Quick take — Provision a locked-down Amazon SageMaker Studio domain with Terraform: VPC-only networking, KMS-encrypted EFS, IAM execution roles, and a default user profile — reusable across teams and environments. New here? Jump to the Quickstart below to deploy it in minutes; read on for how it works and when to reach for it.
Quickstart (copy-paste)
Minimal, runnable configuration — drop this in a .tf file and fill in the "..." placeholders (each required input is commented):
provider "aws" {
region = "us-east-1"
}
module "sagemaker" {
source = "git::https://dev.azure.com/teknohut/kloudvin/_git/terraform-modules//terraform-module-aws-sagemaker?ref=v1.0.0"
name_prefix = "..." # Prefix for all resource names; lowercase, 2-31 chars, s…
environment = "..." # One of `dev`, `staging`, `prod`; used in naming and tag…
vpc_id = "..." # VPC for the domain's ENIs.
subnet_ids = ["...", "..."] # Private subnet IDs (multi-AZ recommended).
kms_key_id = "..." # Customer-managed KMS key ARN encrypting the home EFS.
}
Then terraform init && terraform apply. Every other input has a sensible default — see Inputs below to override behaviour.
What this module is
Amazon SageMaker Studio is AWS’s managed, web-based IDE for the full machine-learning lifecycle — data prep, notebooks, training jobs, experiments, and model deployment.

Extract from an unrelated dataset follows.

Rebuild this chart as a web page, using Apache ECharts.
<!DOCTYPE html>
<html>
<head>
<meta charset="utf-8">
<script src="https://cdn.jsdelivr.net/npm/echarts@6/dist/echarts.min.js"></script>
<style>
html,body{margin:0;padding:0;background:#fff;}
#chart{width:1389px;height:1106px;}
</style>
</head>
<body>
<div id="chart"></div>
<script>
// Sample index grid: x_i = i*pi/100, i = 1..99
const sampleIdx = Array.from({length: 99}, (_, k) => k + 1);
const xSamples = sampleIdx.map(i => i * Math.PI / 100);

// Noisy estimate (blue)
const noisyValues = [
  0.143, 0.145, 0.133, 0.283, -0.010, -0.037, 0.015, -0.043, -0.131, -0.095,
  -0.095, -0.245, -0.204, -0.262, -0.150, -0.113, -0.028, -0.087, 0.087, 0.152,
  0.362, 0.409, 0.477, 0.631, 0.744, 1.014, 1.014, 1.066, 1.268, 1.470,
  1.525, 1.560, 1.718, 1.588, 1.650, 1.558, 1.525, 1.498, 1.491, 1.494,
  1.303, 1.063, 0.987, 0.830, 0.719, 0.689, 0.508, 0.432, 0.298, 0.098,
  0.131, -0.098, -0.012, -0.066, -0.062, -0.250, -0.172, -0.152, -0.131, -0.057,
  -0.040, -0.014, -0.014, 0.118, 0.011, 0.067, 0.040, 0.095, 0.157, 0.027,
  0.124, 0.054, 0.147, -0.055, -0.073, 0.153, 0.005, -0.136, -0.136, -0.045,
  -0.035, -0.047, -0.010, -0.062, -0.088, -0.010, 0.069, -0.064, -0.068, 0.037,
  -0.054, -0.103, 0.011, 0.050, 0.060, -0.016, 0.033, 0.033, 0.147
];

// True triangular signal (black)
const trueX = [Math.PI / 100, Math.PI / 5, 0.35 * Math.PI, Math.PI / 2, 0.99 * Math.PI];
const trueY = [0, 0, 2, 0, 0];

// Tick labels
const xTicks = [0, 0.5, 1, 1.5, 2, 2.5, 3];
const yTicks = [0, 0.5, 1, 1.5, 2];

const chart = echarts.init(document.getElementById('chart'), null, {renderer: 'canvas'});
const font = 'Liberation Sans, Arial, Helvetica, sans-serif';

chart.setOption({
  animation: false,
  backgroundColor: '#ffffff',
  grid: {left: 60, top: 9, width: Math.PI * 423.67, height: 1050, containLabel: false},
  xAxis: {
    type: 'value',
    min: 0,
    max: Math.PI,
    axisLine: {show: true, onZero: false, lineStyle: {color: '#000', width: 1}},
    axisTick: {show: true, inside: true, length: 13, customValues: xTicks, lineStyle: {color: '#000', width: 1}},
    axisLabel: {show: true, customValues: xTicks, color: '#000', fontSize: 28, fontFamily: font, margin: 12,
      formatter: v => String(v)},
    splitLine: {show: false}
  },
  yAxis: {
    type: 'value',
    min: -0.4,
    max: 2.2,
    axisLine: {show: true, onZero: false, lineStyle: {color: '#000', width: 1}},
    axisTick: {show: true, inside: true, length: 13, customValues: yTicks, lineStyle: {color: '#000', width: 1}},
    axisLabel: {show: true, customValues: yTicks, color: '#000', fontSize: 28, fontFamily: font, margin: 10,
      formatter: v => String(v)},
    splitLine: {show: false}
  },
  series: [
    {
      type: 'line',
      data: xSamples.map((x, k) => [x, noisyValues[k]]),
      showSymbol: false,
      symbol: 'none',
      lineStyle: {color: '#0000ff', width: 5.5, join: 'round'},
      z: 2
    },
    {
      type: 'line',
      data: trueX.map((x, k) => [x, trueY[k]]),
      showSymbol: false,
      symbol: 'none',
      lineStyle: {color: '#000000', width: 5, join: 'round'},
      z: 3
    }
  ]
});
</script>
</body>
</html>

The unit you actually provision is a SageMaker domain (aws_sagemaker_domain): a long-lived, account- and region-scoped construct that owns the shared Amazon EFS file system backing every notebook, the networking mode, the default execution role, and the default settings every user profile inherits.
Creating a domain by hand is deceptively involved. You have to pick VpcOnly vs PublicInternetOnly, attach the right subnets and security groups, wire a KMS key onto the EFS volume, choose the auth mode (IAM vs IAM Identity Center), and supply a JupyterServer/Kernel-Gateway app configuration with sane default instance types — and a wrong choice on day one (say, leaving the domain on PublicInternetOnly) is effectively immutable, forcing a destroy-and-recreate that orphans EFS data.

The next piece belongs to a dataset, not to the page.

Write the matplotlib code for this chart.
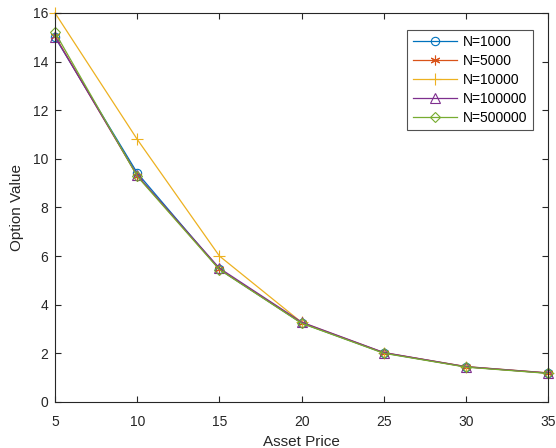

This module wraps aws_sagemaker_domain together with the sub-resources teams almost always need in production — a scoped IAM execution role, a VpcOnly network posture with a dedicated security group, KMS encryption of the home EFS, and a default aws_sagemaker_user_profile — behind a small, validated variable surface. You get a repeatable, policy-compliant ML workspace per environment instead of a hand-clicked one-off in the console.
When to use it
- You need a standardized SageMaker Studio domain per environment (dev / staging / prod) or per data-science team, with identical guardrails each time.

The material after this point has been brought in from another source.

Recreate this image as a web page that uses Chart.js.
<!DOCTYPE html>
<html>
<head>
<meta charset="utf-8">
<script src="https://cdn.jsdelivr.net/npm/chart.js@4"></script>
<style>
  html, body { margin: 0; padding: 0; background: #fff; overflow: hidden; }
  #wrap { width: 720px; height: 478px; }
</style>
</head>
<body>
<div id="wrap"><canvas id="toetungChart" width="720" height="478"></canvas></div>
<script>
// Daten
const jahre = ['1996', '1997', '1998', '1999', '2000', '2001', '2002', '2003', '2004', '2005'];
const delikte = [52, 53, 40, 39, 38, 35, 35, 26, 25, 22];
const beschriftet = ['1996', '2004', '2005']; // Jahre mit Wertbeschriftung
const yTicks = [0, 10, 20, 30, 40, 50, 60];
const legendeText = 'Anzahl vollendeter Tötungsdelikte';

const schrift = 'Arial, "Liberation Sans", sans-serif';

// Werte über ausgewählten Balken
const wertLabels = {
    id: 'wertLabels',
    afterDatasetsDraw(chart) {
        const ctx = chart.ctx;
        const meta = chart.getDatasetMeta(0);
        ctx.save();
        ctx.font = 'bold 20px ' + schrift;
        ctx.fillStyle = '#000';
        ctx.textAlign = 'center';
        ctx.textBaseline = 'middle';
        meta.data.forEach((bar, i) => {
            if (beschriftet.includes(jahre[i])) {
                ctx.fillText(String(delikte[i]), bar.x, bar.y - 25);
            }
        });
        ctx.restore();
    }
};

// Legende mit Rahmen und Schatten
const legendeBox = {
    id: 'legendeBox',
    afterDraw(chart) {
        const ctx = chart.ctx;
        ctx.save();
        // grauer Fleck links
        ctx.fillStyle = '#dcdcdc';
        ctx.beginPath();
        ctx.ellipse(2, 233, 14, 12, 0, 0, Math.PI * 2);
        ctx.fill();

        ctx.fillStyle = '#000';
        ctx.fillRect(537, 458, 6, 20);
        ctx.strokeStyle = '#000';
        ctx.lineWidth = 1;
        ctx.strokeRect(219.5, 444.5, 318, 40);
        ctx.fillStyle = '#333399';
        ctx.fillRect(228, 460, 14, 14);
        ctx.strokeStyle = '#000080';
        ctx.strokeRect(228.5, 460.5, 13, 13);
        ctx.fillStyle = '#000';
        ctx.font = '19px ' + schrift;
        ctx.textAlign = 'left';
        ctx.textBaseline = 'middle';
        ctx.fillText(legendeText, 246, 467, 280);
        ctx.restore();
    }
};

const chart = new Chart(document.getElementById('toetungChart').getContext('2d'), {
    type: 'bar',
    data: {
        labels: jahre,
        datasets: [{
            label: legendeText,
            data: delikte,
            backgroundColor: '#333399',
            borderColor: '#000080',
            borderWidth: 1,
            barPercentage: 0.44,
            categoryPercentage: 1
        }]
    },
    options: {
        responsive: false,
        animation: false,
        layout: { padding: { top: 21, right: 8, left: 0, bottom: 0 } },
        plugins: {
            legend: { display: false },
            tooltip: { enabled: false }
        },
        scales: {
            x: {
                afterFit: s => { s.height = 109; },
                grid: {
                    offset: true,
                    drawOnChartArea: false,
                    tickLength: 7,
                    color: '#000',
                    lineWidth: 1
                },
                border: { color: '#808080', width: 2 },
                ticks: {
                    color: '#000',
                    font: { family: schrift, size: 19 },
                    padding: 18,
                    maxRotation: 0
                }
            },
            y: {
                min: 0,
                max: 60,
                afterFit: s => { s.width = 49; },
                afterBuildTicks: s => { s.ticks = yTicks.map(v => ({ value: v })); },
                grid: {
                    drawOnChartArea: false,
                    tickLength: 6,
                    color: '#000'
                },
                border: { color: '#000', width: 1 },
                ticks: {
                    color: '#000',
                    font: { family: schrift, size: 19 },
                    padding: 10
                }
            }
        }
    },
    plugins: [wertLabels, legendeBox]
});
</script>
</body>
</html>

- Your security posture mandates no direct internet egress from notebooks (
VpcOnly) with traffic forced through VPC endpoints or a NAT/proxy. - You want encryption-at-rest with a customer-managed KMS key on the notebook EFS volume, not the AWS-owned default.
- You’re standing up a landing zone / platform where ML workspaces are vended to teams and must be auditable and reproducible.
- You do not need this for ad-hoc, throwaway experimentation where a console-created domain you delete the same day is fine — the value here is governance and repeatability.
Module structure
terraform-module-aws-sagemaker/
├── versions.tf # provider + Terraform version pins
├── main.tf # IAM role, security group, domain, default user profile
├── variables.tf # validated input surface
└── outputs.tf # ids, ARNs, EFS id, domain URL
versions.tf
terraform {
required_version = ">= 1.5.0"
required_providers {
aws = {
source = "hashicorp/aws"
version = "~> 5.0"
}
}
}
main.tf
locals {
name = "${var.name_prefix}-${var.environment}"
tags = merge(
{
Module = "terraform-module-aws-sagemaker"
Environment = var.environment
ManagedBy = "Terraform"
},
var.tags,
)
}
# ----------------------------------------------------------------------------
# Execution role assumed by SageMaker Studio apps, training & processing jobs
# ----------------------------------------------------------------------------
data "aws_iam_policy_document" "assume" {
statement {
effect = "Allow"
actions = ["sts:AssumeRole"]
principals {
type = "Service"
identifiers = ["sagemaker.amazonaws.com"]
}
}
}
resource "aws_iam_role" "execution" {
name = "${local.name}-sagemaker-exec"
assume_role_policy = data.aws_iam_policy_document.assume.json
permissions_boundary = var.permissions_boundary_arn
tags = local.tags
}
# Broad managed policy is convenient for getting started; scope it down in prod
# by setting attach_full_access = false and supplying managed_policy_arns.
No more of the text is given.